This article describes a Top 10 list of benefits of having a research mentor and discusses how the mentor-mentee relationship can help advance your research goals.

Research Mentor

The Top 10 Reasons We All Need A Research Mentor 

In healthcare, we use the Evidence-Based Practice (EBP) model for implementing clinical change, and EBP changes are based on rigorous research evidence. When a clinician starts a research study it is helpful to work with a mentor who has been through the process before. One of the biggest challenges for any researcher is that ‘you don’t know, what you don’t know.’  This dilemma is obviously not limited to research.  The journal Inc. has a top 10 list describing why all entrepreneurs need a mentor. This article uses the Inc. list as a spring board to talk about research mentorship. There is an incredible amount of overlap as a successful researcher also needs an entrepreneurial spirit to discover new knowledge. The original Inc article can be found at this url:

  1. Mentors provide information and knowledge.
    • A research mentor needs to have experience in the areas of knowledge that you need. It does not need to be a clinical match. While a clinical match is helpful to understand the literature and the problem, it is not a deal breaker if the clinical knowledge is not there. The research mentor should have the research knowledge and guide to layout the steps in the research process; from idea, to protocol development, Institutional Review Board applications (IRB), grant funding, data collection, analytics and publication.
  2. Mentors can see where we need to improve where we often cannot.
    • Communication with the mentor is built on trust so that the mentor can offer advice on how to improve.  Perhaps that means acquiring new skills or expanding/streamlining the study. It is very difficult to see our own blind spots.
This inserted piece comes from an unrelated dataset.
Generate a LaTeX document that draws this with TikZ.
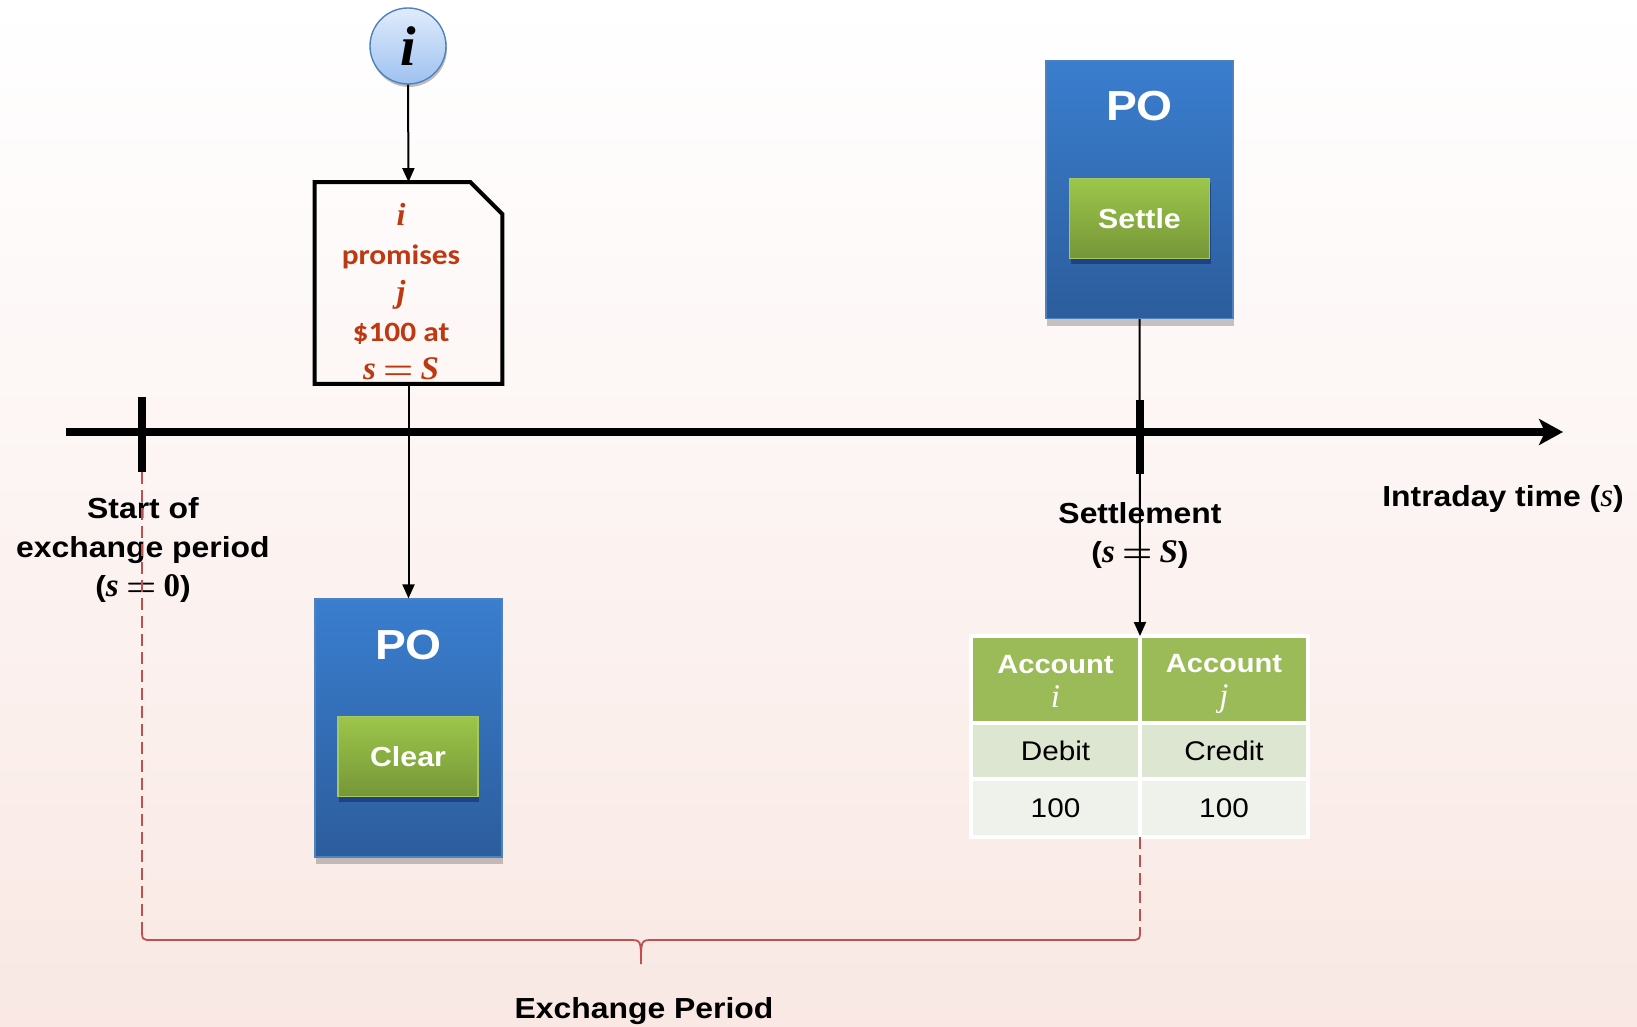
\documentclass[tikz,border=0pt]{standalone}
\usepackage{fontspec}
\setmainfont{Liberation Sans}[FakeStretch=1.1]
\newfontfamily\calibri{Carlito}[FakeStretch=1.12]
\newfontfamily\serifm{Liberation Serif}
\newcommand{\mv}[1]{{\serifm\bfseries\itshape #1}}
\newcommand{\mr}[1]{{\serifm\mdseries\itshape #1}}
\newcommand{\mb}[1]{{\serifm\bfseries\upshape #1}}
\newcommand{\meq}{\kern0.22em{\boldmath$=$}\kern0.22em}
\usetikzlibrary{arrows.meta,shadows,calc}
\definecolor{bgbot}{RGB}{249,232,227}
\definecolor{potop}{RGB}{58,126,207}
\definecolor{pobot}{RGB}{44,93,156}
\definecolor{poedge}{RGB}{79,129,189}
\definecolor{grtop}{RGB}{156,198,74}
\definecolor{grbot}{RGB}{118,150,56}
\definecolor{gredge}{RGB}{165,200,95}
\definecolor{hdr}{RGB}{155,187,89}
\definecolor{rowa}{RGB}{221,230,209}
\definecolor{rowb}{RGB}{239,242,234}
\definecolor{promred}{RGB}{190,56,18}
\definecolor{bracered}{RGB}{192,80,77}
\definecolor{ctop}{RGB}{224,236,252}
\definecolor{cbot}{RGB}{158,193,240}
\begin{document}
\begin{tikzpicture}[x=0.5pt,y=-0.5pt,
  pobox/.style={rectangle, top color=potop, bottom color=pobot, draw=poedge, line width=0.6pt,
    minimum width=93.5pt, minimum height=129pt, inner sep=0pt,
    drop shadow={shadow xshift=0.5pt, shadow yshift=-3.5pt, fill=black, opacity=0.22}},
  grbox/.style={rectangle, top color=grtop, bottom color=grbot, draw=gredge, line width=0.6pt,
    minimum width=70pt, minimum height=40pt, inner sep=0pt, text=white,
    font=\fontsize{13.8}{17}\selectfont\bfseries,
    drop shadow={shadow xshift=0.5pt, shadow yshift=-2.5pt, fill=black!70!blue, opacity=0.35}},
  potext/.style={text=white, font=\fontsize{21}{25}\selectfont\bfseries},
  conn/.style={line width=1pt, -{Triangle[length=7pt,width=6pt]}},
  tick/.style={line width=4pt},
  lbl/.style={align=center, font=\fontsize{14.5}{19.5}\selectfont\bfseries},
  cell/.style={rectangle, draw=white, line width=1.6pt, inner sep=0pt, outer sep=0pt, align=center},
  hcell/.style={cell, fill=hdr, minimum height=43.5pt, text=white, font=\fontsize{13.2}{17}\selectfont\bfseries},
  bcell/.style={cell, font=\fontsize{13.5}{17}\selectfont},
  redline/.style={draw=bracered, line width=0.9pt},
]
\useasboundingbox (0,0) rectangle (1637,1027);
\shade[top color=white, bottom color=bgbot, middle color={rgb,255:red,252;green,244;blue,242}] (0,0) rectangle (1637,1027);

% timeline
\coordinate (tl0) at (66,432);
\coordinate (tl1) at (1563,432);
\draw[line width=3.6pt, -{Stealth[length=12pt,width=13pt,inset=3pt]}] (tl0) -- (tl1);
\coordinate (t1a) at (142,397);
\coordinate (t1b) at (142,472);
\coordinate (t2a) at (1140,400);
\coordinate (t2b) at (1140,474);
\draw[tick] (t1a) -- (t1b);
\draw[tick] (t2a) -- (t2b);

% labels
\node[lbl] (lstart) at (143,550) {Start of\\exchange period\\({\fontsize{16.5}{19.5}\selectfont\mv{s}\meq\mb{0}})};
\node[lbl] (lsettle) at (1140,535) {Settlement\\({\fontsize{16.5}{19.5}\selectfont\mv{s}\meq\mv{S}})};
\node[lbl] (lintra) at (1503,499) {Intraday time ({\fontsize{16.5}{19.5}\selectfont\mr{s}})};
\node[lbl] (lexch) at (644,1011) {Exchange Period};

% info circle
\node[circle, minimum size=38pt, inner sep=0pt, top color=ctop, bottom color=cbot, draw=poedge, line width=0.7pt,
  drop shadow={shadow xshift=0.5pt, shadow yshift=-1.5pt, fill=black, opacity=0.25},
  font=\fontsize{28}{30}\selectfont] (info) at (408,46) {\mv{i}};

% document
\node[rectangle, minimum width=93.5pt, minimum height=100.5pt, inner sep=0pt] (doc) at (408.5,283) {};
\draw[line width=2pt, line join=miter] (doc.north west) -- ($(doc.north east)+(-16pt,0)$) -- ($(doc.north east)+(0,-16pt)$) -- (doc.south east) -- (doc.south west) -- cycle;
\node[align=center, inner sep=0pt, text=promred, font=\calibri\bfseries\fontsize{14}{19.25}\selectfont] (doctext) at (401,292)
  {{\fontsize{16}{19.25}\selectfont\mv{i}}\\promises\\{\fontsize{16}{19.25}\selectfont\mv{j}}\\\$100 at\\{\fontsize{16.5}{19.25}\selectfont\mv{s}\meq\mv{S}}};

% PO clear
\node[pobox] (po1) at (408.5,728) {};
\node[potext] (po1t) at (408.5,645) {PO};
\node[grbox] (clear) at (408,756.5) {Clear};

% PO settle
\node[pobox] (po2) at (1139.5,189.5) {};
\node[potext] (po2t) at (1139.5,106) {PO};
\node[grbox] (settle) at (1139.5,218.5) {Settle};

% table
\node[hcell, minimum width=84.5pt] (h1) at (1055.5,679.5) {\rule{0pt}{14pt}Account\\{\fontsize{16.5}{17}\selectfont\mr{i}\vphantom{j}}};
\node[hcell, minimum width=84pt] (h2) at (1224,679.5) {\rule{0pt}{14pt}Account\\{\fontsize{16.5}{17}\selectfont\mr{j}}};
\node[bcell, fill=rowa, minimum width=84.5pt, minimum height=28pt] (d1) at (1055.5,751) {Debit};
\node[bcell, fill=rowa, minimum width=84pt, minimum height=28pt] (d2) at (1224,751) {Credit};
\node[bcell, fill=rowb, minimum width=84.5pt, minimum height=29pt] (v1) at (1055.5,808) {100};
\node[bcell, fill=rowb, minimum width=84pt, minimum height=29pt] (v2) at (1224,808) {100};

% connectors
\draw[conn] (info.south) -- (doc.north);
\draw[conn] (doc.south) -- (po1.north);
\draw[conn] (po2.south) -- (h1.north east);

% dashed lines and brace
\coordinate (brL) at (142,928);
\coordinate (brR) at (1140,928);
\coordinate (brTip) at (641,964);
\draw[redline, dash pattern=on 6pt off 3pt] (t1b) -- (brL);
\draw[redline, dash pattern=on 6pt off 3pt] (v1.south east) -- (brR);
\draw[redline] (brL) .. controls (142,940) .. (152,940) -- (629,940) .. controls (641,940) .. (brTip)
  .. controls (641,940) .. (653,940) -- (1130,940) .. controls (1140,940) .. (brR);
\end{tikzpicture}
\end{document}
Creating openness to discuss ways to improve and learn is vital to the mentee-mentor relationship.
  3. Mentors find ways to stimulate our personal and professional growth.
    • The mentor suggests options for improvement. This can be personal, research related, or career related. It is different for everyone. The intent is to help achieve the research goals.
  4.  Mentors offer encouragement and help keep us going.
    • The process of conducting a research study will almost always take much longer than expected. It is very easy to get discouraged and feel that setbacks are impossible to overcome. Mentors are vital at this juncture, to offer encouragement and suggestions to maneuver around the hurdles. There are always choices to be made when setting up a research study and hearing from someone who has “been there before” and can offer new insights.
  5. Mentors are disciplinarians who create necessary boundaries that we cannot set for ourselves.
    • Sometimes mentors must set boundaries.  The boundary will vary according to the problem. Perhaps it is about the scope of the study, the funding or time. The options are endless. It is all part of helping with the logistics of the study and troubleshooting finite resources.  The Inc. article describes this as “tough love.”
  6. Mentors are sounding boards, so we can bounce ideas off them for an unfiltered opinion.
    • Brainstorming is great. The purpose of the mentor is to filter which ideas are relevant, achievable, and of interest to you.
  7. Mentors are trusted advisers.
    • Trust is priceless. Once lost it is very hard to regain. Choose your mentors carefully. Be certain your selected mentor has your best interests at heart. There is no copyright/patent protection for ideas. Once developed into a tangible product the tangible outcome may be copyrights/patented.  The same process works in reverse, as the mentor may also share ideas and experiences. Confidentially is at the core of a successful mentor-mentee partnership.
  8. Mentors can be connectors.
    • As described in the Inc article, mentors play a dual role of teacher and connector. Mentors have a wide network of contacts and are willing to introduce you to others who can help you.
  9. Mentors have the experiences you can learn from to prevent making the same mistakes beginners make.
    • It is useful when mentors share their stories of being in a similar predicament and explaining how they overcame or solved problems. A story should break the problem into pieces designed to help a new researcher avoid pitfalls.
  10.  Mentors are free, which makes them priceless in more ways than one.
    • Why mentor? For many people, it is a chance to pay it forward, to give back, to pass on knowledge, and o feel good about helping others succeed. Today, no one succeeds alone. It is about finding the right match for skills and interests.

Check out the Inc. article and see if you agree that entrepreneurs and researchers have more in common than might be expected.